First live demonstration of the new java-gnome bindings
I’m giving my second talk at foss.in this afternoon, Sunday, at 14:00 local. This time it’s a technical one:
(Click through if you care to see the abstract for the talk)
I’ve been working like mad for about 6 months to completely re-engineer the design of the java-gnome language bindings to GTK and GNOME. Memory management, proxying GObjects into Java, figuring out how to handle more generic GValues in property setting. But most importantly, how to create an architecture where we could generate the bulk of the bindings off of .defs metadata so we can share that with the pyGTK guys and make our bindings a comprehensive representation of GTK and GNOME without being the totally borked, hand written, leaky, and completely unmaintainable mess that the present java-gnome 2.x bindings are.
Along the way I’ve been validating the design with code not just code mock ups but a fully working prototype. The most challenging technical piece of late has been designing an new signal handling API. Not only was the API design tough, but the plumbing to make it work is completely voodoo — the GSignal marshaling APIs are not trivial. Couldn’t have got anywhere without the old 2.x code to use for inspiration, but man oh man it’s been a hard slog.
On Wednesday at 01:48, I finished the last piece of engineering to enable signal connection to work! And so, today, as I’m talking about architecture and working across boundaries between projects, I’m going to be unveiling the prototype and giving the new java-gnome 4.0 code its first live demonstration.
This is only the beginning. There’s a lot of work yet to come, and I am hopeful that we’ll get the funding we need to make it a reality. Java Libre!
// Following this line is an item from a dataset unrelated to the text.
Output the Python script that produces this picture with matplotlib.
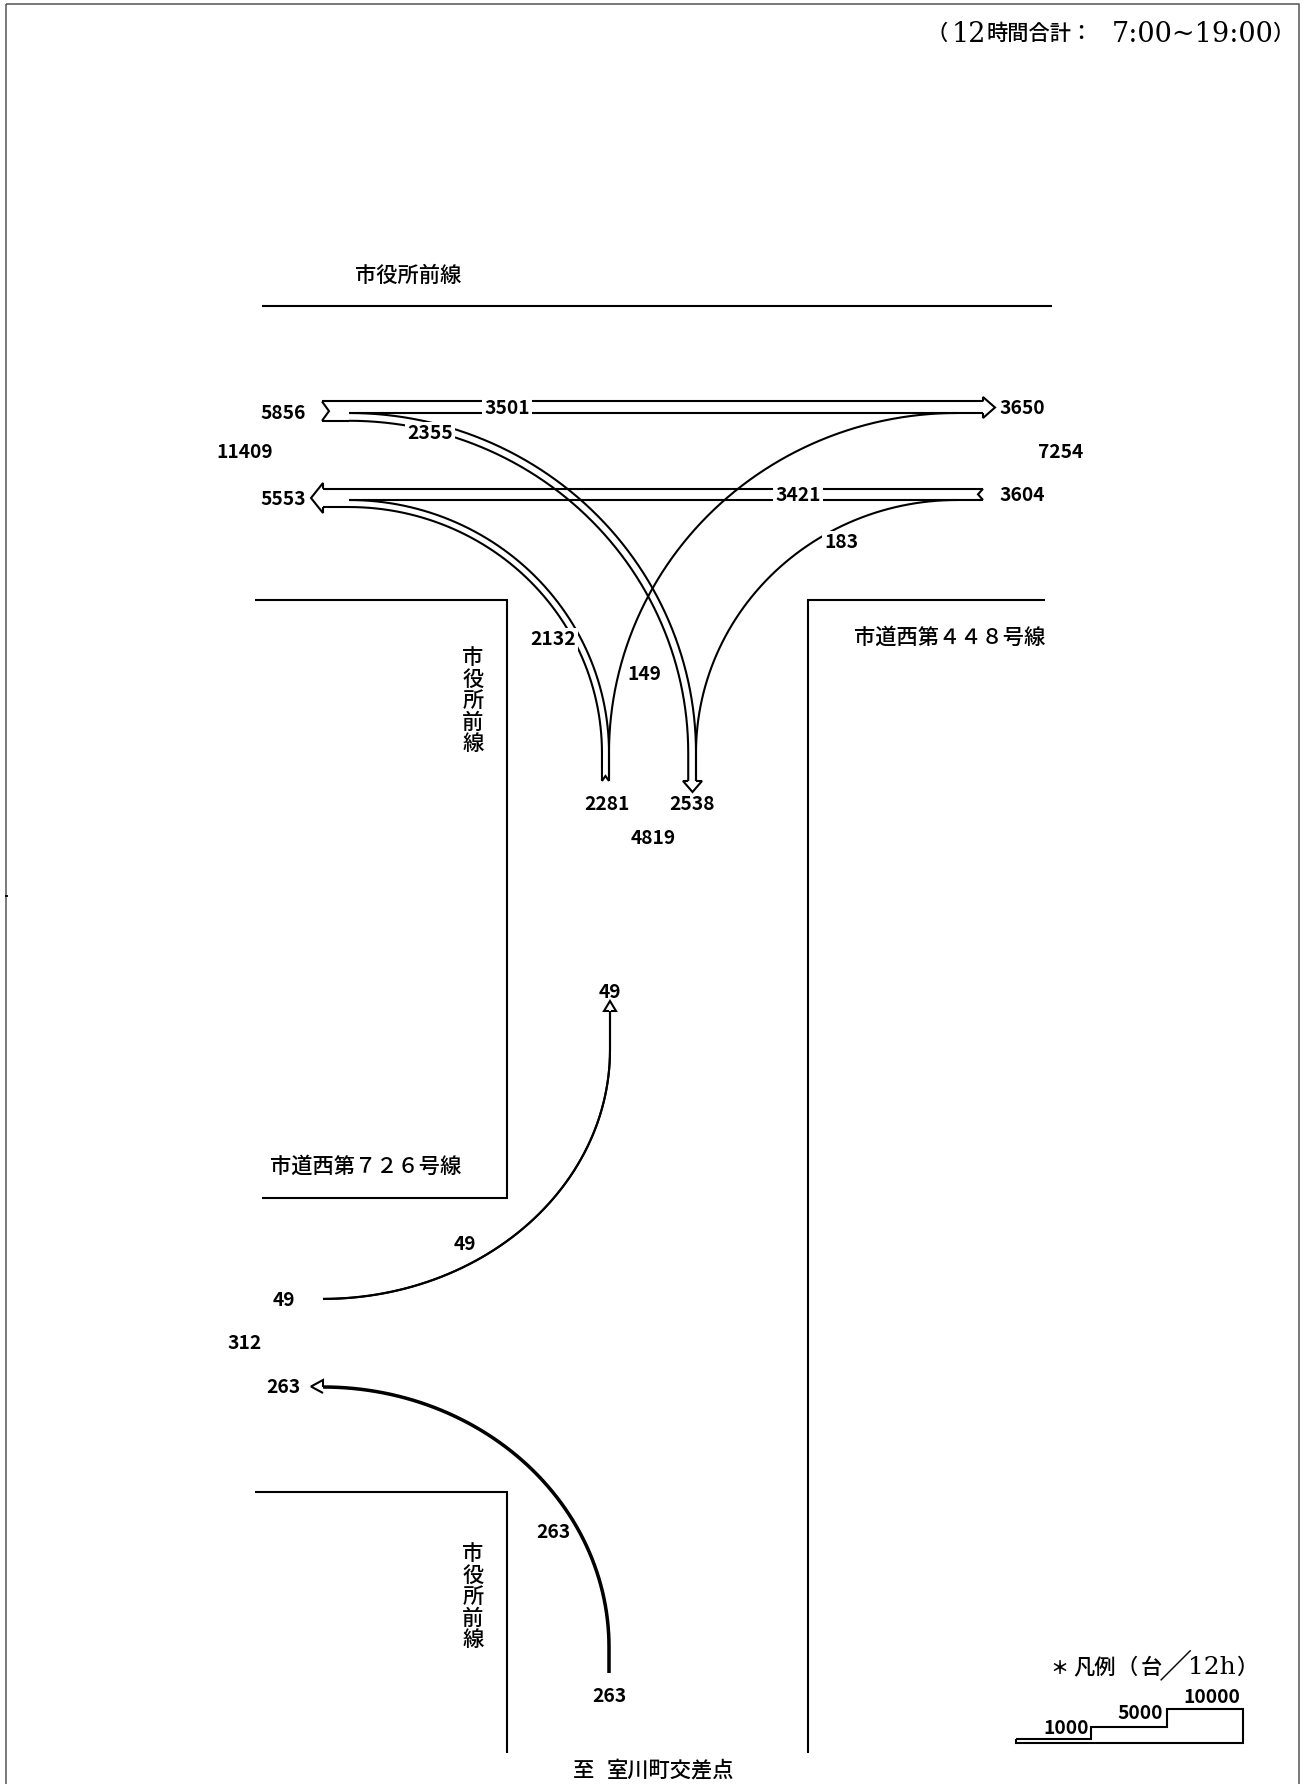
import numpy as np
import matplotlib
matplotlib.use('Agg')
import matplotlib.pyplot as plt
from matplotlib.patches import Polygon, Rectangle

plt.rcParams['font.family'] = ['Noto Sans CJK JP', 'DejaVu Sans']

# 交通量 (台/12h)
approach_in = [5856, 3604, 2281]
approach_out = [5553, 3650, 2538]
approach_total = [11409, 7254, 4819]
through_ew = 3501
through_we = 3421
turn_w_s = 2355
turn_s_w = 2132
turn_s_e = 149
turn_e_s = 183
lower_in = 49
lower_out = 263
lower_total = 312
legend_values = [1000, 5000, 10000]

PX_PER_CAR = 0.0033  # 帯の幅
LW = 1.5

fig = plt.figure(figsize=(13.06, 17.84), dpi=100)
ax = fig.add_axes([0, 0, 1, 1])
ax.set_xlim(0, 1306)
ax.set_ylim(1784, 0)
ax.axis('off')


def line(xs, ys, lw=LW, z=2):
    ax.plot(xs, ys, color='black', lw=lw, solid_capstyle='butt', solid_joinstyle='miter', zorder=z)


def quarter(x0, y0, x1, y1, n=60):
    # (x0,y0) で水平, (x1,y1) で垂直に接する四分楕円
    t = np.linspace(0, np.pi / 2, n)
    return x1 + (x0 - x1) * (1 - np.sin(t)), y0 + (y1 - y0) * (1 - np.cos(t))


def turn(x_start, y_start, x_mid, y_mid, x_end, y_end, lw=LW):
    xs, ys = quarter(x_start, y_start, x_mid, y_mid)
    line(np.r_[xs, x_mid], np.r_[ys, y_end], lw=lw)


def num(x, y, value, gap=False):
    kw = dict(bbox=dict(fc='white', ec='none', pad=1.5)) if gap else {}
    ax.text(x, y + 1.5, str(value), ha='center', va='center', fontsize=13.8, fontweight='bold',
            zorder=5, **kw)


def jp(x, y, s, size=15.3, weight='medium'):
    ax.text(x, y + 2, s, ha='center', va='center', fontsize=size, fontweight=weight, zorder=5)


def head(pts):
    ax.add_patch(Polygon(pts, closed=False, fc='white', ec='black', lw=LW, zorder=3, joinstyle='miter'))


# 枠
ax.add_patch(Rectangle((6.3, 4), 1293, 1790, fc='none', ec='#555555', lw=1.1, clip_on=False))
line([4.5, 8], [896, 896], lw=1.3)

# 道路
line([262, 1052], [306, 306])
line([255, 507, 507, 262], [600, 600, 1198, 1198])
line([1045, 808, 808], [600, 600, 1753])
line([255, 507, 507], [1492, 1492, 1753])

# 上の交差点 横断
y_split1 = 413
y_top1 = y_split1 - through_ew * PX_PER_CAR
y_low1 = y_split1 + turn_w_s * PX_PER_CAR
y_split2 = 500
y_top2 = y_split2 - through_we * PX_PER_CAR
y_low2 = y_split2 + turn_s_w * PX_PER_CAR

line([322, 985], [y_top1, y_top1])
line([349, 985], [y_split1, y_split1])
line([322, 329, 322], [y_top1, (y_top1 + y_low1) / 2, y_low1])
line([322, 349], [y_low1, y_low1])
head([(983, y_top1), (983, 397), (995, (397 + 418) / 2), (983, 418), (983, y_split1)])

line([322, 983], [y_top2, y_top2])
line([349, 983], [y_split2, y_split2])
line([983, 978, 983], [y_top2, (y_top2 + y_split2) / 2, y_split2])
line([322, 349], [y_low2, y_low2])
head([(323, y_top2), (323, 483), (311, 498), (323, 513), (323, y_low2)])

# 右左折
x_r1 = 696
x_l1 = x_r1 - turn_w_s * PX_PER_CAR
x_r2 = 609
x_l2 = x_r2 - turn_s_w * PX_PER_CAR
y_curve_end = 753

turn(349, y_split1, x_r1, y_curve_end, x_r1, 782)
turn(349, y_low1, x_l1, y_curve_end, x_l1, 782)
turn(349, y_split2, x_r2, y_curve_end, x_r2, 781)
turn(349, y_low2, x_l2, y_curve_end, x_l2, 781)
turn(957, y_split1, x_r2, y_curve_end, x_r2, 781)
turn(957, y_split2, x_r1, y_curve_end, x_r1, 782)
line([x_l2, (x_l2 + x_r2) / 2, x_r2], [781, 776, 781])
head([(x_l1, 781), (683, 781), ((683 + 702) / 2, 792), (702, 781), (x_r1, 781)])

# 下の交差点
x_49 = 610
turn(323, 1299, x_49, 1050, x_49, 1011)
turn(323, 1299 - lower_in * PX_PER_CAR, x_49, 1050, x_49, 1011)
head([(x_49 - 1, 1011), (x_49 - 6, 1011), (x_49, 1001), (x_49 + 6, 1011), (x_49 + 1, 1011)])

x_263 = 609
y_263 = 1387
w = lower_out * PX_PER_CAR
turn(323, y_263 - w / 2, x_263 + w / 2, 1647, x_263 + w / 2, 1673, lw=1.9)
turn(323, y_263 + w / 2, x_263 - w / 2, 1647, x_263 - w / 2, 1673, lw=1.9)
head([(323, y_263), (323, 1380), (311, y_263 - 0.5), (323, 1393), (323, y_263)])

# 数字
num(283, 412, approach_in[0])
num(245, 451, approach_total[0])
num(283, 498, approach_out[0])
num(507, 407, through_ew, gap=True)
num(430, 432, turn_w_s, gap=True)
num(1022, 407, approach_out[1])
num(1061, 451, approach_total[1])
num(798, 494, through_we, gap=True)
num(1022, 494, approach_in[1])
num(841, 541, turn_e_s, gap=True)
num(553, 638, turn_s_w, gap=True)
num(644, 673, turn_s_e)
num(607, 803, approach_in[2])
num(692, 803, approach_out[2])
num(653, 837, approach_total[2])
num(610, 991, lower_in)
num(465, 1243, lower_in)
num(284, 1299, lower_in)
num(245, 1342, lower_total)
num(283, 1386, lower_out)
num(553, 1531, lower_out)
num(609, 1695, lower_out)

# 路線名
jp(408, 274, '市役所前線')
jp(950, 636, '市道西第４４８号線')
jp(366, 1165, '市道西第７２６号線')
jp(584, 1769, '至')
jp(670, 1769, '室川町交差点')
for y_first in [656, 1552]:
    for i, ch in enumerate('市役所前線'):
        jp(473, y_first + i * 21.5, ch)

# タイトル
jp(937, 32, '（')
ax.text(952, 34, '12', ha='left', va='center', fontsize=19.5, family='DejaVu Serif')
jp(1040, 32, '時間合計：')
ax.text(1112, 34, '7:00~19:00', ha='left', va='center', fontsize=19.5, family='DejaVu Serif')
jp(1283, 32, '）')

# 凡例
jp(1059, 1666, '＊', size=13, weight='bold')
jp(1095, 1666, '凡例')
jp(1127, 1666, '（')
jp(1151, 1666, '台')
jp(1176, 1667, '／', size=24, weight='normal')
ax.text(1188, 1668, '12h', ha='left', va='center', fontsize=18, family='DejaVu Serif')
jp(1247, 1666, '）')
line([1016, 1091, 1091, 1167, 1167, 1243, 1243, 1016, 1016],
     [1739, 1739, 1727, 1727, 1709, 1709, 1743, 1743, 1739])
num(1066, 1727, legend_values[0])
num(1140, 1712, legend_values[1])
num(1212, 1696, legend_values[2])

fig.savefig('out.png', dpi=100, facecolor='white')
I was talking about all this yesterday over coffee with one of my good friends Sirtaj Singh Kang, who happens to be one of the original KDE developers. After the whole discussion he said “did you know I wrote the old KDE Java bindings? They’re really rickety, and I want to redo them. Do you think I could use this too?”
Wow! Wouldn’t that be something?
Don’t worry. Cats and dogs are not sleeping together: I gather there is already some new Qt Java code floating around, so presumably whoever did that will be extending it to KDE, but no matter. The architecture I’ve developed seems really promising for the task of proxying any underlying native library which more or less follows OO idioms. So as I’m working, I’m keeping in mind that more than just GLib based systems might someday want to use it. Obviously, though, our new code is going to be optimized for the GNOME + GTK case, which is as it should be.